## start

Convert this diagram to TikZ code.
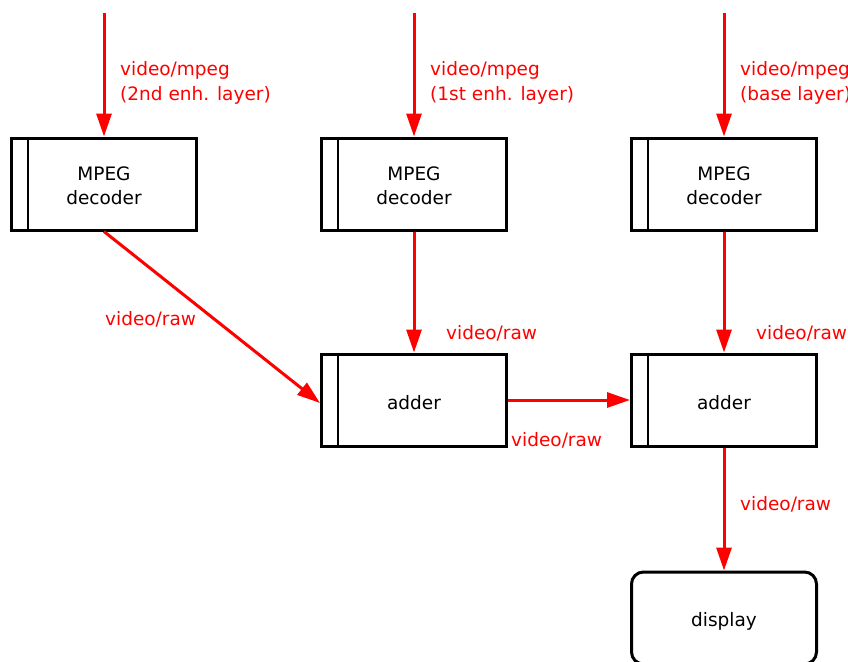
\documentclass[tikz,border=0pt]{standalone}
\usepackage{fontspec}
\setmainfont{DejaVu Sans}
\usetikzlibrary{arrows.meta}
\definecolor{pred}{RGB}{255,0,0}
\newcommand{\dn}[2]{\raisebox{#1}[\height][\depth]{#2}}
\begin{document}
\begin{tikzpicture}[x=1pt,y=-1pt,
  font=\fontsize{18.5}{25.5}\selectfont,
  elem/.style={draw=black,line width=3pt,minimum width=185pt,minimum height=92pt,inner sep=0pt,align=center,fill=white,font=\fontsize{18.5}{24}\selectfont},
  sink/.style={elem,rounded corners=12pt},
  flow/.style={draw=pred,line width=3pt,-{Triangle[length=23pt,width=15pt]}},
  lab/.style={text=pred,anchor=west,align=left,inner sep=0pt}]
\useasboundingbox (0,0) rectangle (848,661);
% elements
\node[elem] (dec1) at (104,184) {\dn{-3.5pt}{\begin{tabular}{@{}c@{}}MPEG\\decoder\end{tabular}}};
\node[elem] (dec2) at (414,184) {\dn{-3.5pt}{\begin{tabular}{@{}c@{}}MPEG\\decoder\end{tabular}}};
\node[elem] (dec3) at (724,184) {\dn{-3.5pt}{\begin{tabular}{@{}c@{}}MPEG\\decoder\end{tabular}}};
\node[elem] (add1) at (414,400) {\dn{-2.5pt}{adder}};
\node[elem] (add2) at (724,400) {\dn{-2.5pt}{adder}};
\node[sink] (disp) at (724,618) {\dn{-3.5pt}{display}};
% inner lines
\foreach \n in {dec1,dec2,dec3,add1,add2}
  \draw[line width=2.5pt] ([xshift=18pt]\n.north west) -- ([xshift=18pt]\n.south west);
% sources
\coordinate (s1) at (104,13);
\coordinate (s2) at (414,13);
\coordinate (s3) at (724,13);
\draw[flow] (s1) -- (dec1.north);
\draw[flow] (s2) -- (dec2.north);
\draw[flow] (s3) -- (dec3.north);
\draw[flow] (dec1.south) -- ([yshift=-3pt]add1.west);
\draw[flow] (dec2.south) -- (add1.north);
\draw[flow] (dec3.south) -- (add2.north);
\draw[flow] (add1.east) -- (add2.west);
\draw[flow] (add2.south) -- (disp.north);
% labels
\node[lab] (l1) at (120,83) {video/mpeg\\(2nd enh. layer)};
\node[lab] (l2) at (430,83) {video/mpeg\\(1st enh. layer)};
\node[lab] (l3) at (740,83) {video/mpeg\\(base layer)};
\node[lab] (l4) at (105,319) {video/raw};
\node[lab] (l5) at (446,333) {video/raw};
\node[lab] (l6) at (756,333) {video/raw};
\node[lab] (l7) at (511,440) {video/raw};
\node[lab] (l8) at (740,504) {video/raw};
\end{tikzpicture}
\end{document}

## end

Write out the listing above exactly as it stands, pictures excluded.

Convert this diagram to TikZ code.
\documentclass[tikz,border=0pt]{standalone}
\usepackage{fontspec}
\setmainfont{DejaVu Sans}
\usetikzlibrary{arrows.meta}
\definecolor{pred}{RGB}{255,0,0}
\newcommand{\dn}[2]{\raisebox{#1}[\height][\depth]{#2}}
\begin{document}
\begin{tikzpicture}[x=1pt,y=-1pt,
  font=\fontsize{18.5}{25.5}\selectfont,
  elem/.style={draw=black,line width=3pt,minimum width=185pt,minimum height=92pt,inner sep=0pt,align=center,fill=white,font=\fontsize{18.5}{24}\selectfont},
  sink/.style={elem,rounded corners=12pt},
  flow/.style={draw=pred,line width=3pt,-{Triangle[length=23pt,width=15pt]}},
  lab/.style={text=pred,anchor=west,align=left,inner sep=0pt}]
\useasboundingbox (0,0) rectangle (848,661);
% elements
\node[elem] (dec1) at (104,184) {\dn{-3.5pt}{\begin{tabular}{@{}c@{}}MPEG\\decoder\end{tabular}}};
\node[elem] (dec2) at (414,184) {\dn{-3.5pt}{\begin{tabular}{@{}c@{}}MPEG\\decoder\end{tabular}}};
\node[elem] (dec3) at (724,184) {\dn{-3.5pt}{\begin{tabular}{@{}c@{}}MPEG\\decoder\end{tabular}}};
\node[elem] (add1) at (414,400) {\dn{-2.5pt}{adder}};
\node[elem] (add2) at (724,400) {\dn{-2.5pt}{adder}};
\node[sink] (disp) at (724,618) {\dn{-3.5pt}{display}};
% inner lines
\foreach \n in {dec1,dec2,dec3,add1,add2}
  \draw[line width=2.5pt] ([xshift=18pt]\n.north west) -- ([xshift=18pt]\n.south west);
% sources
\coordinate (s1) at (104,13);
\coordinate (s2) at (414,13);
\coordinate (s3) at (724,13);
\draw[flow] (s1) -- (dec1.north);
\draw[flow] (s2) -- (dec2.north);
\draw[flow] (s3) -- (dec3.north);
\draw[flow] (dec1.south) -- ([yshift=-3pt]add1.west);
\draw[flow] (dec2.south) -- (add1.north);
\draw[flow] (dec3.south) -- (add2.north);
\draw[flow] (add1.east) -- (add2.west);
\draw[flow] (add2.south) -- (disp.north);
% labels
\node[lab] (l1) at (120,83) {video/mpeg\\(2nd enh. layer)};
\node[lab] (l2) at (430,83) {video/mpeg\\(1st enh. layer)};
\node[lab] (l3) at (740,83) {video/mpeg\\(base layer)};
\node[lab] (l4) at (105,319) {video/raw};
\node[lab] (l5) at (446,333) {video/raw};
\node[lab] (l6) at (756,333) {video/raw};
\node[lab] (l7) at (511,440) {video/raw};
\node[lab] (l8) at (740,504) {video/raw};
\end{tikzpicture}
\end{document}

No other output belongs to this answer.